Today companies and brands do not exist outside the real world. Just think about it. These are ideas that align with culture and are shaped by human experiences and societal shifts. Why, for example, are women across this country, moms across this country today embracing yoga culture? It wasn’t an ad campaign. It was something that shifted in society that made it not only accessible to moms, but permission. It became socially permissible to have moms doing yoga and buying yoga wear. That market has exploded. That’s an example of a movement. Understanding how a brand’s purpose or benefit fits within the cultural landscape is a critical first step in identifying opportunity. Modern brands in invest in understanding modern ideas on the rise in culture, connecting the dots between culture, company purchase and the benefit.
For years, I’ve studied movements and developed movement strategies for brands.
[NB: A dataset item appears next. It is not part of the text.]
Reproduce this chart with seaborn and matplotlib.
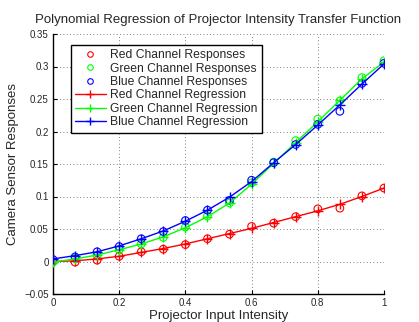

There are two types of movements identified. First, mass participation where a movement idea is embraced by pop culture. Second, social change movement where your idea really does change society or culture. Both are really powerful ways of amplifying your idea, your stand. There are a couple of steps that are very important in order to get your movement out there. The first thing that you need to do is you really need to define the change you want to make in the world. You really need to understand how that change connects back to your brand benefit or your brand purpose, otherwise, it’s totally irrelevant. You need to also understand your target people; what matters in their lives. What really gets under their skin, what do they care about? You also need to be purpose inspired and benefit driven. You need to connect to those things. You should provoke some kind of reaction. Your goal is to break through the walls and the difference. People don’t care. There’s so much noise out there. You need to provoke a discussion in order to get a reaction. Reaction, relation. First, need to get the reaction in order to get the relation. You should create your own type of language. If you go back to the SunTrust example, when I wrote the line On Up, it was a way of communicating an idea of progress and betterment in our own word. It was created by mixing onward and upward together. We have our own term, On Up, which has been used in a lot of interesting ways. The partner agency we work with has done a great job to expand that in so many wonderful ways. You need to influence the influencers in a movement and get your content to the most passionate fanbase so that they can spread it further and then amplify it in a much larger way. Finally, you need to be super clear what you’re asking your fans to do. What must they do to be part of this great movement?
We aren’t in the business of advertising. We are in the business of movements. We are movement makers. This is less about a call to action. This is about a call to arms. Those are some tips and inspiration for you as you think about movements. I hope this has been helpful and if you have any questions, I would be delighted to answer them. Thank you for joining the Uprising podcast today.